Participatory economy, via its participatory planning, assesses beneficial possibilities for humans and provides means and reasons for producers and consumers to pursue them. It does not, of its own accord, incorporate the interests of non-human species, per se. And, regrettably, such species cannot be incorporated as decision-makers to attend to their own interests.
However, a participatory society’s citizens can decide that they want to add to their participatory economic institutions, political or other agencies to act on behalf of diverse species, and these structures can be smoothly incorporated even if they defy or impede possible human benefits on behalf of the rights of other species. Indeed, such structures or agencies would be added to participatory economy because there is no process that allows species other than people to express their intentions and desires. While these structures will, therefore, presumably need to have popular support manifested through political choices, maintenance of such restraints on economic activity will not require a continuous and difficult struggle against the continually re-impinging logic of capitalist accumulation because the latter is absent.
In participatory economics, that is, once there is a political restriction placed on the economy – let’s say, the economy is not to interfere with the nesting habitats of caique parrots, or the economy must, if altering those habitats, move all potentially affected caiques to new and at least as sustainable environments – then thereafter the economy functions in accord with that external ruling and does not continually produce structural pressures and practices that try to overcome or remove the restriction. Individuals might try to reverse such a decision, but the system as a whole has no built-in tendency to compel people to do so.

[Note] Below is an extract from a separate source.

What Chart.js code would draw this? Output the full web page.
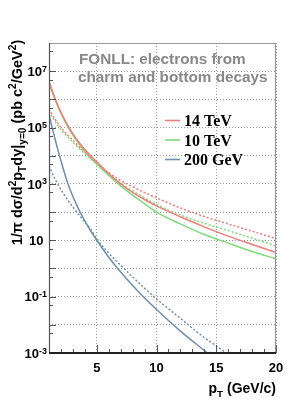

The question arises, however, can we expect the kinds of external constraints I have mentioned so far to arise in a society with a participatory economy? Will producers and consumers who use self-managed councils, balanced job complexes, equitable remuneration, and participatory planning be inclined toward stewardship for species other than their own and therefore incorporate rules and norms on behalf of such species on top of the economic means they share to manifest their own preferences?
It is hard to answer a question like this definitively before the fact, of course. But it seems quite plausible that whatever factors tend to cause people to become concerned for other species will be less thwarted and more enhanced in a system that promotes solidarity and diversity than in a system that promotes antisociality and homogeneity. And the same holds for participatory kinship, community, and polity as compared to patriarchy, racism, and authoritarianism.
Additionally, a participatory economy exalts not only the benefits that accrue from diversity, but also the need to avoid narrow scenarios that eliminate options we might later find superior. We can expect participatory respect for diversity in social situations to extend to a popular awareness of the richness of biodiversity and its intricate interconnectivity. Hurting or eliminating species curbs diversity and risks long-term currently unknown losses to humanity as well.
In sum, then, participatory economics and a participatory society puts in place a concern for human well being and development that doesn’t forcefully preclude harming other species, but which is receptive to and respectful of governmental or other social or ecological restraints on behalf of other species. If other species had votes, they would vote for participatory society.